I head for the blue door and Roberto is there to welcome me. He makes me coffee and we sit at the back of the house, enjoying the same spectacular seascape that drew Neruda to this place. We speak of many things and when I talk to him about the dressing table, he laughs. Roberto says that he feels that Neruda would turn in his grave if only he could see us all in there wandering around with black audiophones glued to our ears, constructing images, understandings, god knows what. In my heart, I agree, yet it strikes me that there is a twisted symmetry to Neruda’s persona as a collector, itself becoming an object, to be displayed, dissected, and collected by tourists. We pore over his objects, constructing realities of who the man was, and we take them away with us, tiny passengers…….

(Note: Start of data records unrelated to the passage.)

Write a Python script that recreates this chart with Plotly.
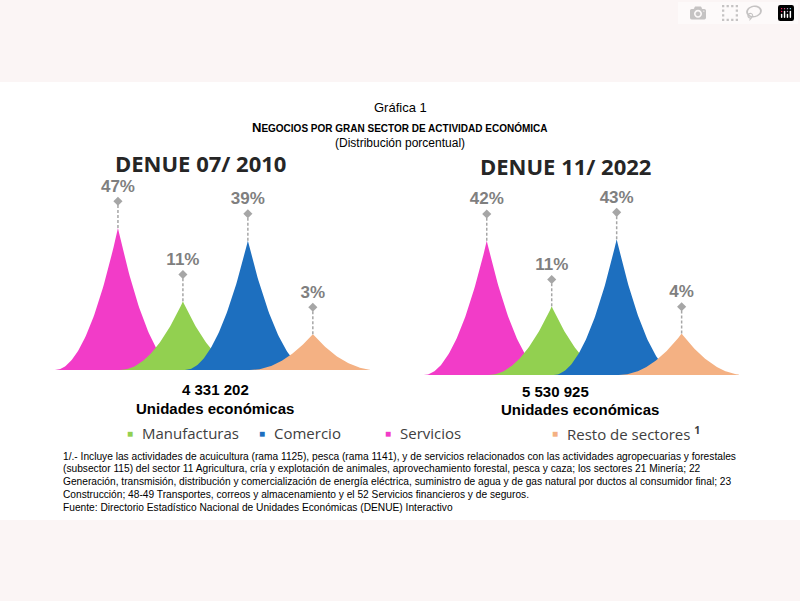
import plotly.graph_objects as go
import numpy as np

categories = ["Servicios", "Manufacturas", "Comercio", "Resto de sectores"]
values_2010 = [47, 11, 39, 3]
values_2022 = [42, 11, 43, 4]
colors = ["#f23cc8", "#92d050", "#1d6fbf", "#f4b183"]
legend_order = ["Manufacturas", "Comercio", "Servicios", "Resto de sectores"]
totals = ["4 331 202", "5 530 925"]
titles = ["DENUE 07/ 2010", "DENUE 11/ 2022"]

fig = go.Figure()

def spike(xc, h, w=0.97, p=2.0, n=60):
    t = np.linspace(0, 1, n)
    xl = xc - w * (1 - t)
    yl = h * t ** p
    xr = xc + w * t
    yr = h * (1 - t) ** p
    return list(xl) + list(xr), list(yl) + list(yr)

for k, (vals, xa, ya) in enumerate([(values_2010, "x", "y"), (values_2022, "x2", "y2")]):
    for i, (c, v) in enumerate(zip(categories, vals)):
        h = np.sqrt(v)
        xs, ys = spike(i, h)
        fig.add_trace(go.Scatter(x=xs, y=ys, fill="toself", fillcolor=colors[i],
                                 line=dict(width=0, color=colors[i]), mode="lines",
                                 xaxis=xa, yaxis=ya, showlegend=False, hoverinfo="skip"))
    for i, v in enumerate(vals):
        h = np.sqrt(v)
        fig.add_trace(go.Scatter(x=[i, i], y=[h, h + 1.3], mode="lines",
                                 line=dict(color="#a6a6a6", width=1.5, dash="3px,2px"),
                                 xaxis=xa, yaxis=ya, showlegend=False, hoverinfo="skip"))
        fig.add_trace(go.Scatter(x=[i], y=[h + 1.3], mode="markers+text",
                                 marker=dict(symbol="diamond", size=7, color="#a6a6a6"),
                                 text=[f"<b>{v}%</b>"], textposition="top center",
                                 textfont=dict(size=17, color="#7f7f7f", family="Liberation Sans, Arial"),
                                 xaxis=xa, yaxis=ya, showlegend=False, hoverinfo="skip"))

ax = dict(range=[-1.2, 3.88], visible=False, fixedrange=True)
fig.update_layout(
    width=800, height=601, margin=dict(l=0, r=0, t=0, b=0),
    paper_bgcolor="white", plot_bgcolor="rgba(0,0,0,0)",
    xaxis=dict(domain=[0.05, 0.4625], **ax),
    xaxis2=dict(domain=[0.511, 0.9235], **ax),
    yaxis=dict(domain=[231/601, 438/601], range=[0, 10], visible=False, fixedrange=True),
    yaxis2=dict(domain=[226/601, 433/601], range=[0, 10], visible=False, fixedrange=True, anchor="x2"),
    font=dict(family="Liberation Sans, Arial", color="#000"),
)

shapes = [
    dict(type="rect", xref="paper", yref="paper", x0=0, x1=1, y0=1 - 82/601, y1=1,
         fillcolor="#fbf5f5", line_width=0, layer="below"),
    dict(type="rect", xref="paper", yref="paper", x0=0, x1=1, y0=0, y1=1 - 520/601,
         fillcolor="#fbf5f5", line_width=0, layer="below"),
]
anns = []
def A(x, y, text, size, bold=False, color="#000", family="Liberation Sans, Arial", xanchor="center"):
    anns.append(dict(xref="paper", yref="paper", x=x/800, y=1 - y/601, text=f"<b>{text}</b>" if bold else text,
                     showarrow=False, xanchor=xanchor, yanchor="middle",
                     font=dict(size=size, color=color, family=family)))

A(400, 107, "Gráfica 1", 13)
A(400, 127, "N<span style='font-size:10px'>EGOCIOS POR GRAN SECTOR DE ACTIVIDAD ECONÓMICA</span>", 13, bold=True)
A(400, 143, "(Distribución porcentual)", 12)
A(200, 163, titles[0], 22, bold=True, color="#262626", family="Open Sans")
A(565, 166, titles[1], 22, bold=True, color="#262626", family="Open Sans")
A(215, 389, totals[0], 15, bold=True)
A(215, 409, "Unidades económicas", 15, bold=True)
A(555, 391, totals[1], 15, bold=True)
A(580, 410, "Unidades económicas", 15, bold=True)
leg_x = [130, 262, 388, 555]
for lx, name in zip(leg_x, legend_order):
    col = colors[categories.index(name)]
    A(lx, 433, "■", 10, color=col, xanchor="center")
    label = name + (" <sup><b>1</b></sup>" if name == "Resto de sectores" else "")
    A(lx + 10, 433, label, 15, color="#404040", family="Open Sans", xanchor="left")

foot = ["1/.- Incluye las actividades de acuicultura (rama 1125), pesca (rama 1141), y de servicios relacionados con las actividades agropecuarias y forestales",
        "(subsector 115) del sector 11 Agricultura, cría y explotación de animales, aprovechamiento forestal, pesca y caza; los sectores 21 Minería; 22",
        "Generación, transmisión, distribución y comercialización de energía eléctrica, suministro de agua y de gas natural por ductos al consumidor final; 23",
        "Construcción; 48-49 Transportes, correos y almacenamiento y el 52 Servicios financieros y de seguros.",
        "Fuente: Directorio Estadístico Nacional de Unidades Económicas (DENUE) Interactivo"]
for j, line in enumerate(foot):
    A(61, 456 + j * 12.8, line, 10.2, xanchor="left")

fig.update_layout(shapes=shapes, annotations=anns)
fig.write_html("out.html")

with open("out.html", encoding="utf-8") as f:
    html = f.read()
html = html.replace("<head>", "<head><style>body{margin:0;padding:0;}</style>", 1)
with open("out.html", "w", encoding="utf-8") as f:
    f.write(html)
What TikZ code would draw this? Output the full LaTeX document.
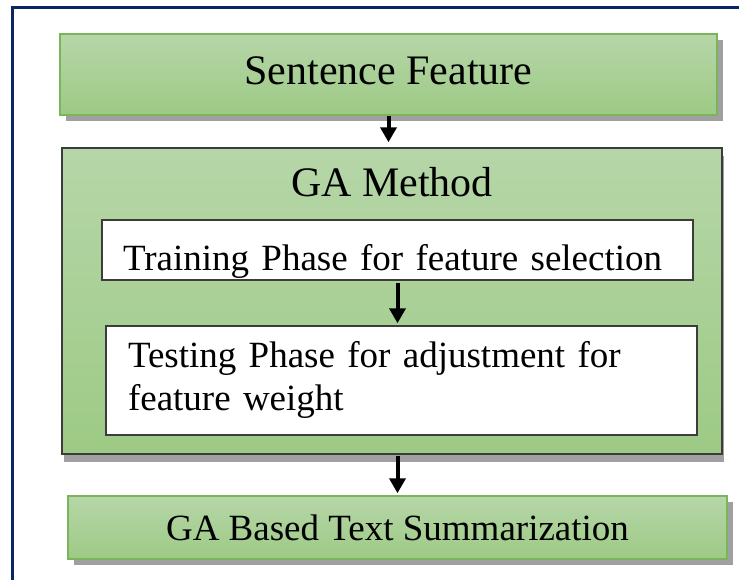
\documentclass[tikz,border=0pt]{standalone}
\usepackage{fontspec}
\setmainfont{Liberation Serif}
\usetikzlibrary{shadows,arrows.meta}

\definecolor{frameblue}{HTML}{0B2463}
\definecolor{greentop}{HTML}{B6D6A8}
\definecolor{greenbot}{HTML}{9DCA85}
\definecolor{greenedge}{HTML}{7AB55C}
\definecolor{darkedge}{HTML}{3C3C3C}
\definecolor{shadowgray}{HTML}{A0A0A0}

\begin{document}
\begin{tikzpicture}[x=1pt,y=-1pt,
  box/.style={rectangle, inner sep=0pt, line width=1.5pt},
  bigtext/.style={font=\fontsize{42}{50}\selectfont},
  smalltext/.style={font=\fontsize{37}{43}\selectfont},
  greenbox/.style={box, draw=greenedge, top color=greentop, bottom color=greenbot,
    drop shadow={shadow xshift=6pt, shadow yshift=-6pt, fill=shadowgray, opacity=1}},
  methodbox/.style={box, draw=darkedge, top color=greentop, bottom color=greenbot,
    drop shadow={shadow xshift=2pt, shadow yshift=-8pt, fill=shadowgray, opacity=1}},
  phasebox/.style={box, draw=darkedge, fill=white, align=left, smalltext},
  flowarrow/.style={line width=4pt, -{Triangle[width=16pt,length=15pt]}}
]
  % page area
  \clip (0,0) rectangle (739,579);

  % frame (top and left edges inside the page)
  \draw[frameblue, line width=3pt] (12,7) rectangle (800,650);

  % input features
  \node[greenbox, bigtext, minimum width=657pt, minimum height=81pt,
        text height=30pt, text depth=11pt] (sf) at (388.5,74.5) {Sentence Feature};

  % GA method container
  \node[methodbox, bigtext, minimum width=660pt, minimum height=306pt,
        text height=30pt, text depth=240pt] (ga) at (392,301) {GA Method};

  % phases
  \node[phasebox, minimum width=591pt, minimum height=60pt, text width=549pt,
        text height=50pt, text depth=10pt] (tr) at (397.5,250)
        {Training Phase for feature selection};
  \node[phasebox, minimum width=591pt, minimum height=109pt, text width=547pt,
        text height=30pt, text depth=57pt] (te) at (401.5,380.5)
        {Testing Phase for adjustment for\\feature weight};

  % output
  \node[greenbox, smalltext, minimum width=659pt, minimum height=63pt,
        text height=40pt, text depth=15pt] (gb) at (397.5,527.5)
        {GA Based Text Summarization};

  % flow
  \draw[flowarrow, shorten >=5pt] (sf.south) -- (sf.south |- ga.north);
  \draw[flowarrow, shorten <=2pt, shorten >=2pt] (tr.south) -- (tr.south |- te.north);
  \draw[flowarrow, shorten <=1pt, shorten >=2pt] (gb.north |- ga.south) -- (gb.north);
\end{tikzpicture}
\end{document}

These tourist spaces are very strange when you get down to it. The museum space is a transformational one, a machine that changes flesh and blood, the euphoria of life and all the stinky existential mess that goes along with it, into destination markers for the tourist. They distil the human essence through selection processes of objects, images, stories. Missing are the stories of the intimate conversations, the smells, the sounds, the fights, the organic facets of human existence…This is faux-voyeurism, and really quite sad as the human textures, which is what the voyeur searches for, are all but missing.
I am travelling to pull on the loose threads I find, to see where they take me. And of course, when a person leaves the comfort of their home, there are loose threads around every corner. Beyond adding a dimension to my understanding of Neruda’s writing, these reflections were an unexpected bonus gift. I take them on board, where they will stay for the moment, colouring subsequent experiences, weaving the thread of this understanding into the fabric of what I have understood so far about “Chile”, about a man and a woman, and about an artist.